The right approach is to measure, not assume.

8.2.1 Mutable service vs. functional pipeline

A traditional mutable service often looks like this:

public class InvoiceService
{
    private decimal _runningTotal;

    public void AddLine(decimal amount) => _runningTotal += amount;
    public void ApplyDiscount(decimal discount) => _runningTotal -= discount;
    public decimal CalculateTotal() => _runningTotal;
}

State is spread across methods, and correctness depends on calling them in the right order.

A functional alternative expresses the same logic directly:

public static decimal CalculateTotal(Invoice invoice) =>
    invoice.Lines.Sum(l => l.Amount) - invoice.Discount;

This version allocates immutable structures, but it is also:

• easier to test
• easier to reason about
• safe to run concurrently

In most real systems, I/O dominates performance. The additional allocations introduced by immutable domain logic are usually negligible compared to database calls, network latency, and serialization. Profiling should guide optimization decisions, not assumptions.

8.2.2 Garbage collection and allocation strategy

Immutable code does create more short-lived objects. Fortunately, .NET’s generational GC is optimized for this pattern. Most allocations die young and are collected cheaply.

Still, high-throughput systems may need additional care. Practical strategies include:

• Use record struct for small value objects.
• Prefer ImmutableList<T>.Add to rebuilding entire collections.
• Use structural sharing instead of copying.
• Use FrozenDictionary or FrozenSet for read-heavy data.

Example:

var updated = order with
{
    Lines = order.Lines.Add(newLine)
};

This does not copy the entire list. It creates a new version that shares most of its structure with the old one. Understanding these mechanics helps avoid unnecessary GC pressure without giving up immutability.

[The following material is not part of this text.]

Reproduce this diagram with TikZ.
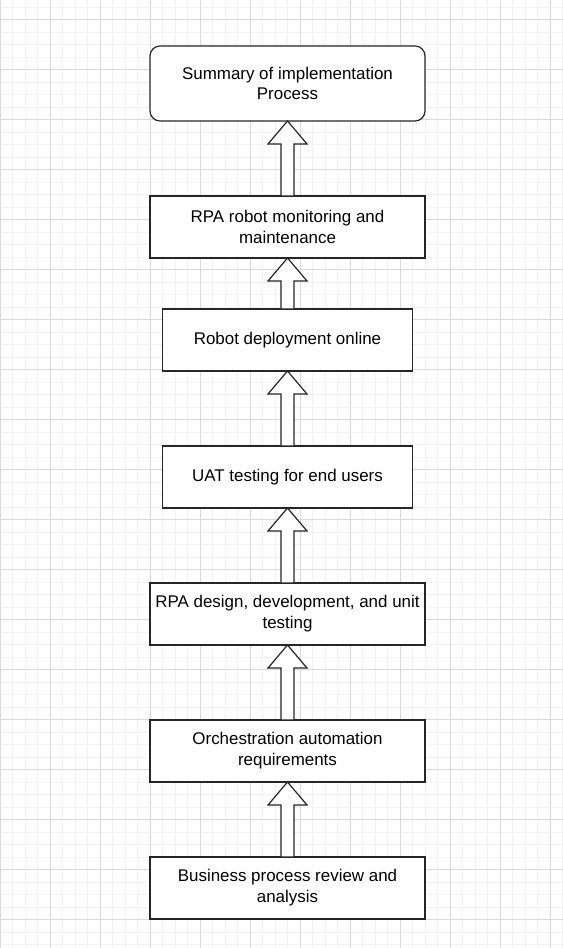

8.2.3 The long-term maintenance return on investment

The biggest gains from Functional C# are not microbenchmarks. They show up over time:

• fewer production defects caused by invalid state
• simpler tests that don’t require extensive mocking
• clearer business logic that reads like a workflow
• safer refactoring because the compiler enforces correctness

Immutable models reduce the number of states the system can enter. Pure functions make behavior predictable. Pipelines make data flow explicit. Railway-oriented programming makes failure visible. The architectural separation keeps side effects contained.

Functional C# is not about abandoning object orientation or rewriting everything in a different style. It’s about using the language as it exists today to make domain logic more honest, more explicit, and easier to maintain. For most teams, that trade-off pays for itself many times over as systems grow and evolve.